Ainsi, en Lorraine, la nomination de M. Jacques Chérèque, responsable syndical national de la CFDT et issu de la sidérurgie régionale, dans une fonction ad hoc de Préfet délégué au redéploiement industriel de la Lorraine, a illustré le recours par l'Etat à l'administration de mission. Par son autorité, le Préfet délégué a assuré, sur chaque bassin touché et à l'échelle de la région, la réussite des processus de reconversion des hommes, des entreprises et des territoires. De plus, un instrument financier dédié, le Fonds d'industrialisation de la Lorraine, a été créé en 1984 pour coordonner la politique de soutien budgétaire nationale.

Ce dispositif global était adapté aux crises sectorielles (défense, sidérurgie, mines) touchant de très grands établissements publics dans des bassins industriels semblables.

a) Des outils de reconversion nombreux et spécifiques

La mise en oeuvre des reconversions locales s'est appuyée sur des structures locales de l'Etat et des entreprises publiques en restructuration. Le soutien public s'est organisé au moyen de cinq types d'outils chargés chacun de répondre à une problématique particulière soulevée par les restructurations industrielles .

Les outils d'aménagement avaient pour objet le traitement des friches, la requalification des sites et le pré-aménagement de nouvelles zones d'activités. Par exemple, l'établissement public de la Métropole Lorraine a pu acquérir les sites industriels délaissés que des communes isolées n'auraient été en mesure ni d'acheter, ni de dépolluer, ni de réaménager.

Les outils immobiliers que sont les sociétés d'économie mixte régionales ou d'habitat social avaient pour fonction la transformation de l'habitat et la création de locaux d'activité.

Les cellules de reclassement des personnels étaient chargées de solliciter les employeurs locaux et d'aider les projets d'essaimage, avec l'aide des cadres des entreprises en restructuration.

L' appui financier aux projets endogènes et exogènes était assuré par les sociétés de conversion . Celles-ci ont joué un rôle décisif, à la fois par leur capacité à engager, en complément ou à la place du secteur bancaire, des financements dans les entreprises en création, en extension ou en difficulté, et par l'implantation, dans chaque bassin touché, de chargés d'affaires. L'offre de fonds propres sans prise de garantie à des taux faibles s'est avérée être un facteur de localisation de projets pour des entreprises de toutes tailles.

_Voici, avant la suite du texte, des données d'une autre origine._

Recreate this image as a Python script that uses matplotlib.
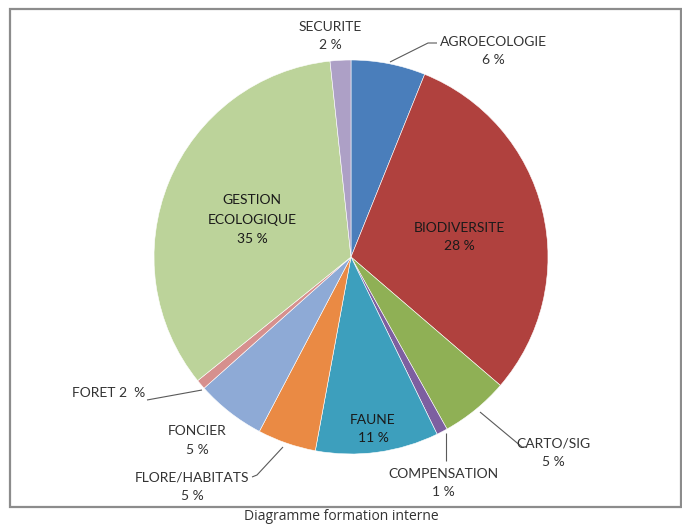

Le fonctionnement souple de ces sociétés de conversion a permis de soutenir des projets en amont de la création d'entreprises et présentant des risques élevés (matériaux composites, parcs de loisirs...), contreparties de la recherche de résultats rapides et importants.

Enfin, l'ensemble de ce dispositif était complété par les comités de bassin d'emplois , outils de concertation et de promotion économique intercommunale dont le démarrage était soutenu par l'Etat. Ces comités avaient pour objet d'associer les acteurs économiques locaux aux actions de reconversion et, par l'intermédiaire d'associations locales de développement, d'assurer des services de proximité comme l'accueil de créateurs d'entreprise, la gestion de pépinières et l'évaluation de projets.